In the records below, find the line containing "Emit a Python" and the line containing "from bokeh.resources import INLINE". Give again exactly those lines and every line between them, omitting the pictures.

*** DATA PROVIDED

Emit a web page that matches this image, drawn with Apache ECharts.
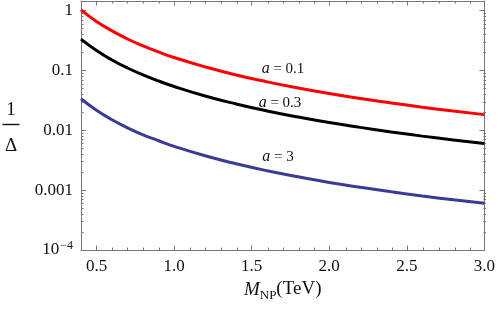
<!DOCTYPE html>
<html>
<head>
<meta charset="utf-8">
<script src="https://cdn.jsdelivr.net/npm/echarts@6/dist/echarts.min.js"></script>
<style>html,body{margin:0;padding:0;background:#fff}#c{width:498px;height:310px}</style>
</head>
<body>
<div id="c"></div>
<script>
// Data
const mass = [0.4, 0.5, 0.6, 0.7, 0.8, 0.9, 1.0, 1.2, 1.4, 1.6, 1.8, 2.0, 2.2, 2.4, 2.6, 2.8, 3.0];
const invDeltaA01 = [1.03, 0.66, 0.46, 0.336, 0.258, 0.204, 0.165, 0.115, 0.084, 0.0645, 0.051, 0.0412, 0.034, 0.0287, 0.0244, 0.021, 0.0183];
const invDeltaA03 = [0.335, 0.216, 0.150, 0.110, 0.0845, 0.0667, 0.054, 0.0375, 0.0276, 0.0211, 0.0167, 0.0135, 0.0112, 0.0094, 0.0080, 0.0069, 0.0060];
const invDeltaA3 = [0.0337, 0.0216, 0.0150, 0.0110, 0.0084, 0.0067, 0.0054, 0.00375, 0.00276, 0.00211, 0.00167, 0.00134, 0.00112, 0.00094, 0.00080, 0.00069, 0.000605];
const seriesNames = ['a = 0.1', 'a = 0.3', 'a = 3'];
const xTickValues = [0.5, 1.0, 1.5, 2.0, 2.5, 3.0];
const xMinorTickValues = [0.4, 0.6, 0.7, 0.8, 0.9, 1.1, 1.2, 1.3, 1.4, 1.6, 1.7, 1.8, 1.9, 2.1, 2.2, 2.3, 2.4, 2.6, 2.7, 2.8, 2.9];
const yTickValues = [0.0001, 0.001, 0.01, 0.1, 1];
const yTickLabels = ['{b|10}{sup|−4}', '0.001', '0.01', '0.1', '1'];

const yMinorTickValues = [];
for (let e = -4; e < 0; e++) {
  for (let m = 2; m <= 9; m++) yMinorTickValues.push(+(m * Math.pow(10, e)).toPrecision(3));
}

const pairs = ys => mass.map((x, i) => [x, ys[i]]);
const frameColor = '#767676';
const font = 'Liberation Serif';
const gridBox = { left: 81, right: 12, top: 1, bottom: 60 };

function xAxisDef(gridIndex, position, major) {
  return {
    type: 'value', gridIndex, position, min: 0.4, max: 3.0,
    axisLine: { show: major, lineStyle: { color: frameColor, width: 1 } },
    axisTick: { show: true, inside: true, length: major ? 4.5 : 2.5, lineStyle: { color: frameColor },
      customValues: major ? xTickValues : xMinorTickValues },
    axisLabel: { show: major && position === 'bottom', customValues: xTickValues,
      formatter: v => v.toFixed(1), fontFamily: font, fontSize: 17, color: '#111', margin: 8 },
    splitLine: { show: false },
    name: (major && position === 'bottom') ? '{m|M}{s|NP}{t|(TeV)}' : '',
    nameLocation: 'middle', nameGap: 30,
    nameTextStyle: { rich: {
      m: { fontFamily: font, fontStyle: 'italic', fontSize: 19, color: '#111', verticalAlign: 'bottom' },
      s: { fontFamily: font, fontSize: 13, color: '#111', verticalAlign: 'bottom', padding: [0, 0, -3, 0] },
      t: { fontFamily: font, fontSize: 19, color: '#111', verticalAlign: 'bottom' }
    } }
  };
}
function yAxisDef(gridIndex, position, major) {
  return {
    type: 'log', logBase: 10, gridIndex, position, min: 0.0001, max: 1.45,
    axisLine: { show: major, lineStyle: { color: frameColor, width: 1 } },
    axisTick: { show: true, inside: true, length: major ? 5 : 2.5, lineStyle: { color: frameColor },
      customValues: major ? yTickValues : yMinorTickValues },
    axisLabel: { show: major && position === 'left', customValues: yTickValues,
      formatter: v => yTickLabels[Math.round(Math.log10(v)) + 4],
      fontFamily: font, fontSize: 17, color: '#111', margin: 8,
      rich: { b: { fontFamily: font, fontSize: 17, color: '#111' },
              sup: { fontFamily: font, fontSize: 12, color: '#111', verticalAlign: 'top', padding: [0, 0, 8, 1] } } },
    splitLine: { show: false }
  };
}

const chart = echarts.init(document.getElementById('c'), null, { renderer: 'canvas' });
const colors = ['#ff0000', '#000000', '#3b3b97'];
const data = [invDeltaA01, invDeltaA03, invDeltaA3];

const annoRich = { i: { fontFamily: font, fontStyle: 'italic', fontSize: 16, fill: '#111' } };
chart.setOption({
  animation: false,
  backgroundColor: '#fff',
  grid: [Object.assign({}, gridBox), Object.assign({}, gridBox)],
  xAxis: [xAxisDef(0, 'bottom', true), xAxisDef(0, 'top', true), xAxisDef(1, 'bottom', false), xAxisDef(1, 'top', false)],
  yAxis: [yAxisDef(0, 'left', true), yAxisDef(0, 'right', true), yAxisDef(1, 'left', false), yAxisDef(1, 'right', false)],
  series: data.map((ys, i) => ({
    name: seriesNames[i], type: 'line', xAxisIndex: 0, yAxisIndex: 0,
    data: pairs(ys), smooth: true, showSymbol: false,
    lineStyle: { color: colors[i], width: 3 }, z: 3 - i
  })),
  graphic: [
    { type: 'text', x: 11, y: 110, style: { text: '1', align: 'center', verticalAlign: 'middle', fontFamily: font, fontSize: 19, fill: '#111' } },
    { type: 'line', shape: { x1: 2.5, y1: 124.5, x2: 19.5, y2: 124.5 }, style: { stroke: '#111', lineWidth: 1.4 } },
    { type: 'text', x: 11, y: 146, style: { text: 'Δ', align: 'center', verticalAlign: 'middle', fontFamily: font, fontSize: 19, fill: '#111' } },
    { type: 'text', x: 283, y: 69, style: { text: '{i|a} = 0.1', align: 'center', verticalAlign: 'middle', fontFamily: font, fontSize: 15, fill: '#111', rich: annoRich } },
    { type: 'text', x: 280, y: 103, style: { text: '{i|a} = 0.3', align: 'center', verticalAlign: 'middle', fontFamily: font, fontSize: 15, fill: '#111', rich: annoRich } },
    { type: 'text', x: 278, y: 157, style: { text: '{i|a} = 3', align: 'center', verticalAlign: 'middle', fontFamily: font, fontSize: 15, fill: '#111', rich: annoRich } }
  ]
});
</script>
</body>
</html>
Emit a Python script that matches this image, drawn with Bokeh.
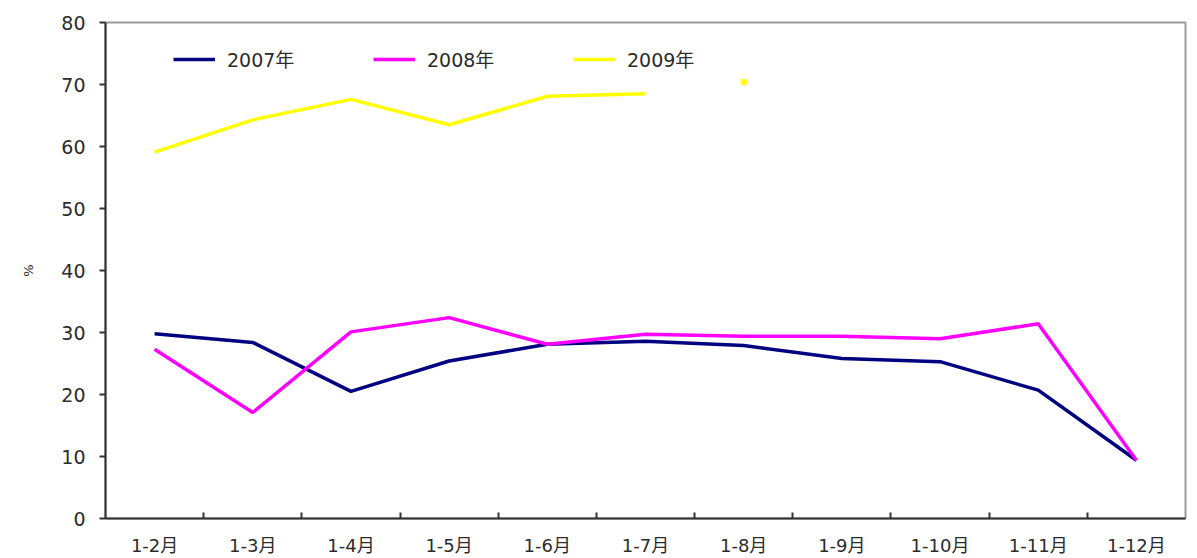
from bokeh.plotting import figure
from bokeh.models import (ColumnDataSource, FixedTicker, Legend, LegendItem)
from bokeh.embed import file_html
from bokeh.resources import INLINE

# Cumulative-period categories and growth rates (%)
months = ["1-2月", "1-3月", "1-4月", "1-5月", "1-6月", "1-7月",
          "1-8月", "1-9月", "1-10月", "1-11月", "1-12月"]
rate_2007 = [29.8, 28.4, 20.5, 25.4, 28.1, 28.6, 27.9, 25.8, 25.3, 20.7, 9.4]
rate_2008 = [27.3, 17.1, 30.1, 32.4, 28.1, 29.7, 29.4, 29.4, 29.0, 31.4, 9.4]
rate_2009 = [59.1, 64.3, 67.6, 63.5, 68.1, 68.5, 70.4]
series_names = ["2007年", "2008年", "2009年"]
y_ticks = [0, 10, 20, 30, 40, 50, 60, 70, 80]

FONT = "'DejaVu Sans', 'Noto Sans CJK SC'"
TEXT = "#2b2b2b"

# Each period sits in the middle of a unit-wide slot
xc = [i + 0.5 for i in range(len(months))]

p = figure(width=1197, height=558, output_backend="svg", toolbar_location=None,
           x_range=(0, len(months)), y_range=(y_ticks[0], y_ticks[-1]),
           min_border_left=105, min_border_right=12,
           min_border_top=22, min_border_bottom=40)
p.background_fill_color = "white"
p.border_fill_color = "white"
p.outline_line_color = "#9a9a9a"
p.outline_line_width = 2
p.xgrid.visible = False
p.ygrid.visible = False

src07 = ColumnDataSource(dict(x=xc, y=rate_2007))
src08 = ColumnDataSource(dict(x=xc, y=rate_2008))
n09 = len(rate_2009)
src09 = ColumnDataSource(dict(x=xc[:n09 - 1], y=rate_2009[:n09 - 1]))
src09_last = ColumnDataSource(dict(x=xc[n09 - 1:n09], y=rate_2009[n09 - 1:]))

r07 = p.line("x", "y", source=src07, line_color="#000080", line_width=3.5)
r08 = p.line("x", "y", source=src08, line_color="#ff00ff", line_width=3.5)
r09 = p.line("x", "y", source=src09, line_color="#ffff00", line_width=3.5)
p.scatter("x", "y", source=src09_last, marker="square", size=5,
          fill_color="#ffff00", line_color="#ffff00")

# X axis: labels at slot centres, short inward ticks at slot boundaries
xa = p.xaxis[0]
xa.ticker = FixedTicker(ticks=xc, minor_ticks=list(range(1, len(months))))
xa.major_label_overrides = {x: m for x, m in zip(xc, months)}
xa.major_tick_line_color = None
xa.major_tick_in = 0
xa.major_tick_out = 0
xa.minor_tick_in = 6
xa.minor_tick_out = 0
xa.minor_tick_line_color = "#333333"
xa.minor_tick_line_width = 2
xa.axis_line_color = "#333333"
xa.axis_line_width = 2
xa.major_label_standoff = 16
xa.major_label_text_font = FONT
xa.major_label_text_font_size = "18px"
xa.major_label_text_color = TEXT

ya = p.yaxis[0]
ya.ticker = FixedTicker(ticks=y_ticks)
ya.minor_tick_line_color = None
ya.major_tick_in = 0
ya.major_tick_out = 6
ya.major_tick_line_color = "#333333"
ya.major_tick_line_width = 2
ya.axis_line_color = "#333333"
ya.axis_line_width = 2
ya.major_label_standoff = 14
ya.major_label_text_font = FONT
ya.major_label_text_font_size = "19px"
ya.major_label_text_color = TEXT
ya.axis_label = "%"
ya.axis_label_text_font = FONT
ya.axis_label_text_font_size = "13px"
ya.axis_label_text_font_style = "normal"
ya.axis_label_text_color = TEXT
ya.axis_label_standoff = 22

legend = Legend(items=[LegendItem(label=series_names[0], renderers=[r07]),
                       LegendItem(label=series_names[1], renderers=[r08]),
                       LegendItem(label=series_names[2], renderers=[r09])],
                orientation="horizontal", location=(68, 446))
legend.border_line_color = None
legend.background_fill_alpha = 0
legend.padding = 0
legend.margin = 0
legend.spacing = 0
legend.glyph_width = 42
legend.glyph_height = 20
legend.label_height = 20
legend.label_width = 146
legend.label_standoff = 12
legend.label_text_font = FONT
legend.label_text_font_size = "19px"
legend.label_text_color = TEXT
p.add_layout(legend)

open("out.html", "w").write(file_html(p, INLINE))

******

» **RESULT**:
Emit a Python script that matches this image, drawn with Bokeh.
from bokeh.plotting import figure
from bokeh.models import (ColumnDataSource, FixedTicker, Legend, LegendItem)
from bokeh.embed import file_html
from bokeh.resources import INLINE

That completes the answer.